BELFAST — When is a 62-25 parliamentary vote not good enough for victory? When it’s the Northern Ireland Assembly and the outnumbered Democratic Unionists wield their veto on power-sharing.
To the undisguised fury of other politicians, Northern Ireland’s main pro-Brexit party blocked the appointment Friday of an assembly speaker. That act of obstruction means the newly elected legislature cannot operate — and in turn cannot form a cross-community government, a central plank of the U.K. region’s 1998 peace deal.
Prime Minister Boris Johnson will wade into the dispute on a Belfast visit Monday, when he’s expected to address Democratic Unionist demands to suspend or scrap the U.K.’s painstakingly negotiated post-Brexit trade protocol with the EU.
While the Democratic Unionists are hoping that Johnson is riding to their rescue, other parties who opposed Brexit fear he’s likely to make matters worse.
They broadly see the protocol’s requirement for EU checks on British goods arriving at Northern Ireland ports as necessary to keep trade and movement barrier-free along the meandering 300-mile border with the neighboring Republic of Ireland.
Over the past year the U.K. government has repeatedly postponed many checks and goods restrictions required under the protocol. Johnson often voices sympathy with the DUP’s demand to stop all checks on goods staying in Northern Ireland. Until now he has not followed through on threats to trigger Article 16 of the protocol, which permits either the U.K. or EU to suspend its enforcement in exceptional circumstances.
“The ball is firmly at the foot of the government. It is for the prime minister now to outline what he intends to do,” said DUP leader Jeffrey Donaldson in the Great Hall at Stormont, the assembly headquarters on a hill overlooking Belfast.
Sinn Féin vice president Michelle O’Neill, whose Irish republican party overtook the DUP for the first time in last week’s assembly election, said she planned to tell Johnson he must start supporting the majority of people who accept the protocol, not the minority trying to wreck it.
“I intend to put it to him directly that he needs to stop pandering to the DUP. They’re playing a game of chicken with the European Commission right now and we’re caught in the middle,” said O’Neill, who is supposed to become Northern Ireland’s next first minister — if the DUP agrees to share power in a diminished role.

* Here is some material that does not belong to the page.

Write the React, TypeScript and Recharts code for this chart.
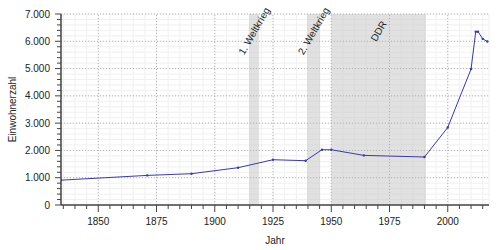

If the protocol deadlock can ever be broken, the next Northern Ireland administration could be a three-party affair combining Sinn Féin, the DUP and the center-ground Alliance Party, which more than doubled its seats in the election. Many of its gains came at the expense of two other moderate parties: the Ulster Unionists and Sinn Féin’s moderate rival for Irish nationalist votes, the Social Democratic and Labour Party (SDLP).
When the SDLP nominated its most veteran lawmaker, Patsy McGlone, as speaker, he won support from all 34 nationalist lawmakers, all 17 Alliance members, a lone socialist and even 10 unionists.
That still wasn’t enough to overcome the DUP’s 25 members. Under power-sharing rules revised by the British government in February, either the DUP or Sinn Féin can legally block government formation for the next six months, if not longer.
Alliance leader Naomi Long excoriated the DUP for showing up Friday to sign the members’ register — an act that will allow them to start collecting £55,000 base salaries despite blocking the assembly’s operation — as “a slap in the face for every family that struggles to make ends meet, for every person who sits on waiting lists.”
Ulster Unionist leader Doug Beattie, who takes a more nuanced view of the protocol and supports how it allows Northern Irish manufacturers to export barrier-free to the EU, accused the DUP of silencing Stormont when its lawmakers must agree to spend more on what are the most overwhelmed health services in the U.K.
Northern Ireland society is “screaming for help,” Beattie said, “and we will be silent.”